**GOAL OF THE EXERCISE:**
Make an exact copy, from the records below, of the lines from the line containing "What seaborn and" to the line containing "-39.7, -41.0, -41.6]", both lines included, excluding pictures.

**INPUT:**
>> BEGIN

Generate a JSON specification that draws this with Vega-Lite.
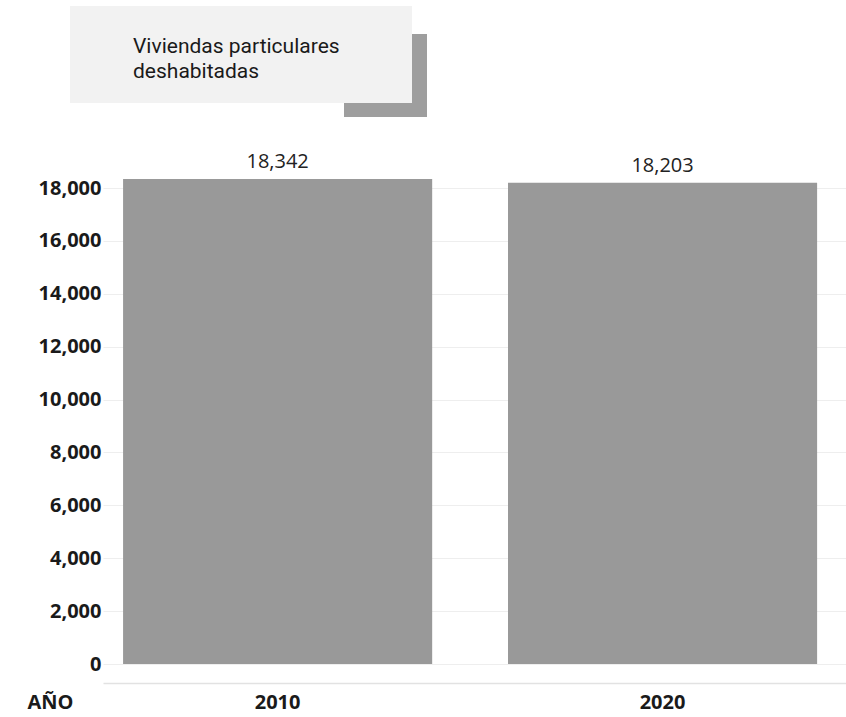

>> END
>> BEGIN

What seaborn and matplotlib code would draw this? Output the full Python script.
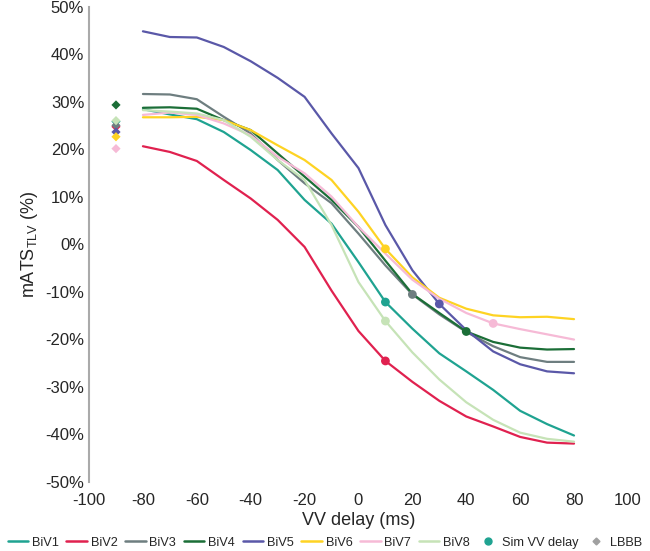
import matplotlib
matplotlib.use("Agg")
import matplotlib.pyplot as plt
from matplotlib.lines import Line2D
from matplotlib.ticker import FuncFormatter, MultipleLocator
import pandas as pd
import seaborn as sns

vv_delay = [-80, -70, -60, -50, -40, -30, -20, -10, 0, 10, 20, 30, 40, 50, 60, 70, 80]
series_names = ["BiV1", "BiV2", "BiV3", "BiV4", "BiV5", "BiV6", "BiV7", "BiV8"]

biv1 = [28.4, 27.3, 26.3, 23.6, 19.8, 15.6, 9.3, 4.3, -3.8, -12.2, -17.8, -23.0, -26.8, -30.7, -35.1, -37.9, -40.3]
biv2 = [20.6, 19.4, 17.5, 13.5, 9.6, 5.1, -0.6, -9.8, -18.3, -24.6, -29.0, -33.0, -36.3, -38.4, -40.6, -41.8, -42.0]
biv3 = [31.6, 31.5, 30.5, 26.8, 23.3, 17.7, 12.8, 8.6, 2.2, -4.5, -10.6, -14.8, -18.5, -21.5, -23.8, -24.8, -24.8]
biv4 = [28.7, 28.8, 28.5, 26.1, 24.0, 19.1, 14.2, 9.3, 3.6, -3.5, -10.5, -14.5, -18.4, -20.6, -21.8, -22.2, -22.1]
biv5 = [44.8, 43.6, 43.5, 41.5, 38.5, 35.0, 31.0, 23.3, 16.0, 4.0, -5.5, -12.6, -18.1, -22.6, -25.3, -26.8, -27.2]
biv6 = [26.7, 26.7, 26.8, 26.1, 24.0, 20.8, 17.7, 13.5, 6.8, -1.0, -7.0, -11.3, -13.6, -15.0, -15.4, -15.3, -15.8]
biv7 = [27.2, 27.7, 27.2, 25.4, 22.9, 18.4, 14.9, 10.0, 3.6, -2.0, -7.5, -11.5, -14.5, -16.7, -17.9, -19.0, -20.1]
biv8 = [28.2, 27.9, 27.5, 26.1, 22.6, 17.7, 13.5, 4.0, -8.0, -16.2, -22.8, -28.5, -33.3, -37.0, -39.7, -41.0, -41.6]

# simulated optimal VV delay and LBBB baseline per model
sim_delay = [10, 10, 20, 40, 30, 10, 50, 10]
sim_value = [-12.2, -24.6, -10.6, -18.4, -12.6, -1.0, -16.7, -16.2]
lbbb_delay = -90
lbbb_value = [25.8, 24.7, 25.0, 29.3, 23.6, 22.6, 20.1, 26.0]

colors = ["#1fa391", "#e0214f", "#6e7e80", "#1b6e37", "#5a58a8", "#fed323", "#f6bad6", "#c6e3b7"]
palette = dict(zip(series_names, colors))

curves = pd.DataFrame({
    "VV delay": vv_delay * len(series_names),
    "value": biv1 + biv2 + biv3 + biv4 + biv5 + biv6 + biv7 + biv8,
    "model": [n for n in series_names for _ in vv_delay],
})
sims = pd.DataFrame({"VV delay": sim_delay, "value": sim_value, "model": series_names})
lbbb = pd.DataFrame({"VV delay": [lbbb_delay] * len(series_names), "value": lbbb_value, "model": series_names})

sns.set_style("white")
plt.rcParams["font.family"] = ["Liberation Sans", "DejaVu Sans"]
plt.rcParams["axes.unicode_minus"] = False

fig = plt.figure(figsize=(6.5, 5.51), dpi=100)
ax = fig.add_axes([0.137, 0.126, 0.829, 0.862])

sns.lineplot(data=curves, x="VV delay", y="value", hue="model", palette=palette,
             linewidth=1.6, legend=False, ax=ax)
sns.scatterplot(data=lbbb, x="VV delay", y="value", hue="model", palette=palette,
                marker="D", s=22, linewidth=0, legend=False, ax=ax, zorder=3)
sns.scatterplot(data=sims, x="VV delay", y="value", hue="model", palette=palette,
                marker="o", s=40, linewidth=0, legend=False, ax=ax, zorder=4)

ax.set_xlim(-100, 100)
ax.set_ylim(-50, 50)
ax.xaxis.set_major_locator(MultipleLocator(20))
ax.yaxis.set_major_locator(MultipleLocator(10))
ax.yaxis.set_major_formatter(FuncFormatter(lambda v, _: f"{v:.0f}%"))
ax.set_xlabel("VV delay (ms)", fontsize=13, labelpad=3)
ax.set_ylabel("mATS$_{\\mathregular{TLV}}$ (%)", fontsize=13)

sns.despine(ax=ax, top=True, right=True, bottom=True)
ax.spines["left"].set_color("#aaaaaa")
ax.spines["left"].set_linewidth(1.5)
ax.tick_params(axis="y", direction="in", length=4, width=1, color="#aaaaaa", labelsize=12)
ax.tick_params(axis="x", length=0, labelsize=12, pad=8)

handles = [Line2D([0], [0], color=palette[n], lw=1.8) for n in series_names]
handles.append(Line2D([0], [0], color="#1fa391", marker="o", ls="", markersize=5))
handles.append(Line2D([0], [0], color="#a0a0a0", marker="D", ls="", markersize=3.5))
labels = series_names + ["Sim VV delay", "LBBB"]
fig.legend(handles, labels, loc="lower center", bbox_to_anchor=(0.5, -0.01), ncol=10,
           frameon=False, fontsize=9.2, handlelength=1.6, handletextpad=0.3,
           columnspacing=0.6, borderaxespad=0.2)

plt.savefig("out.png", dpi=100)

>> END
>> BEGIN

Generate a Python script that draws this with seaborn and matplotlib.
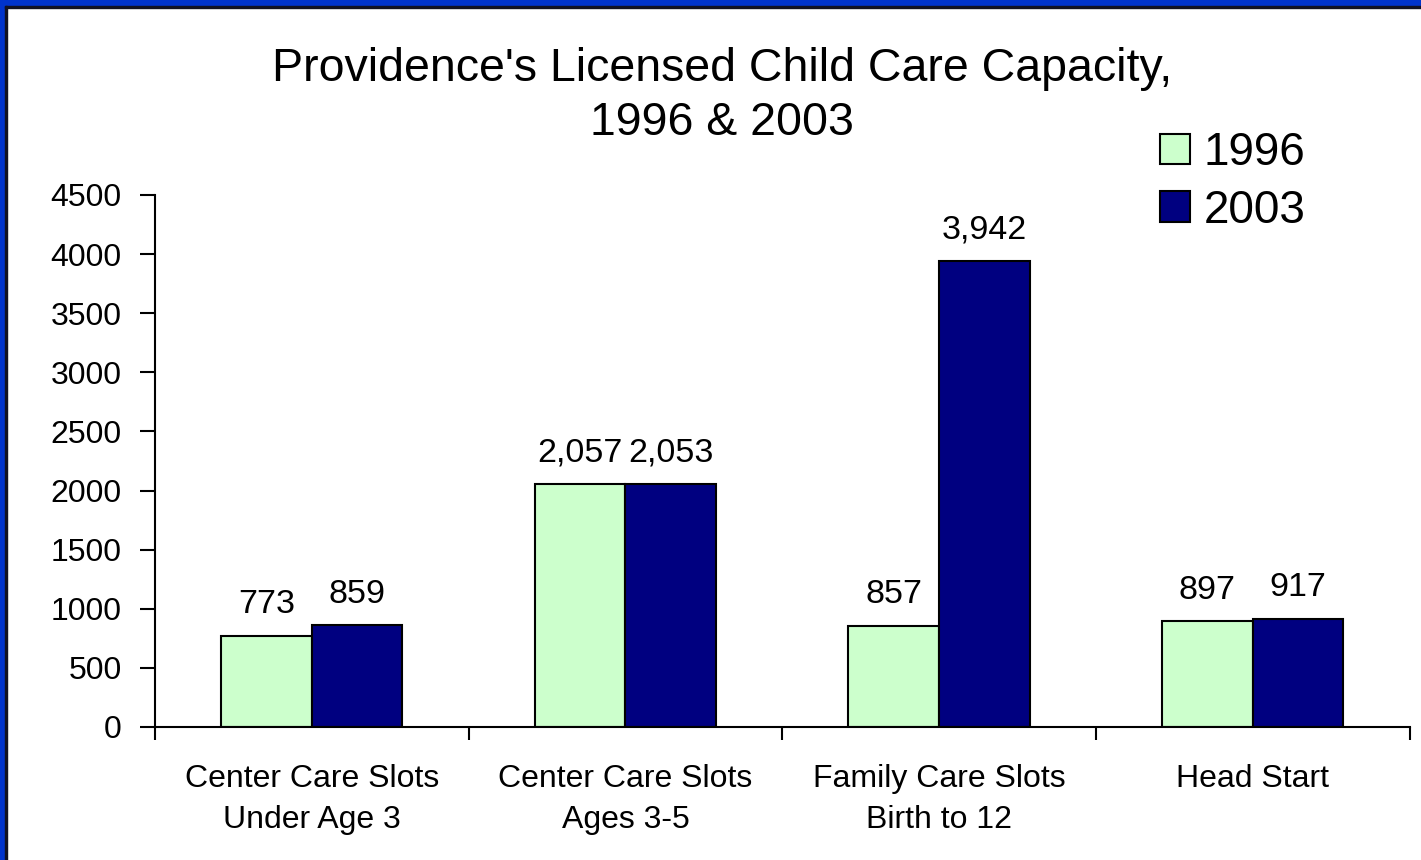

>> END

**THE COMPLETED TASK:**
What seaborn and matplotlib code would draw this? Output the full Python script.
import matplotlib
matplotlib.use("Agg")
import matplotlib.pyplot as plt
from matplotlib.lines import Line2D
from matplotlib.ticker import FuncFormatter, MultipleLocator
import pandas as pd
import seaborn as sns

vv_delay = [-80, -70, -60, -50, -40, -30, -20, -10, 0, 10, 20, 30, 40, 50, 60, 70, 80]
series_names = ["BiV1", "BiV2", "BiV3", "BiV4", "BiV5", "BiV6", "BiV7", "BiV8"]

biv1 = [28.4, 27.3, 26.3, 23.6, 19.8, 15.6, 9.3, 4.3, -3.8, -12.2, -17.8, -23.0, -26.8, -30.7, -35.1, -37.9, -40.3]
biv2 = [20.6, 19.4, 17.5, 13.5, 9.6, 5.1, -0.6, -9.8, -18.3, -24.6, -29.0, -33.0, -36.3, -38.4, -40.6, -41.8, -42.0]
biv3 = [31.6, 31.5, 30.5, 26.8, 23.3, 17.7, 12.8, 8.6, 2.2, -4.5, -10.6, -14.8, -18.5, -21.5, -23.8, -24.8, -24.8]
biv4 = [28.7, 28.8, 28.5, 26.1, 24.0, 19.1, 14.2, 9.3, 3.6, -3.5, -10.5, -14.5, -18.4, -20.6, -21.8, -22.2, -22.1]
biv5 = [44.8, 43.6, 43.5, 41.5, 38.5, 35.0, 31.0, 23.3, 16.0, 4.0, -5.5, -12.6, -18.1, -22.6, -25.3, -26.8, -27.2]
biv6 = [26.7, 26.7, 26.8, 26.1, 24.0, 20.8, 17.7, 13.5, 6.8, -1.0, -7.0, -11.3, -13.6, -15.0, -15.4, -15.3, -15.8]
biv7 = [27.2, 27.7, 27.2, 25.4, 22.9, 18.4, 14.9, 10.0, 3.6, -2.0, -7.5, -11.5, -14.5, -16.7, -17.9, -19.0, -20.1]
biv8 = [28.2, 27.9, 27.5, 26.1, 22.6, 17.7, 13.5, 4.0, -8.0, -16.2, -22.8, -28.5, -33.3, -37.0, -39.7, -41.0, -41.6]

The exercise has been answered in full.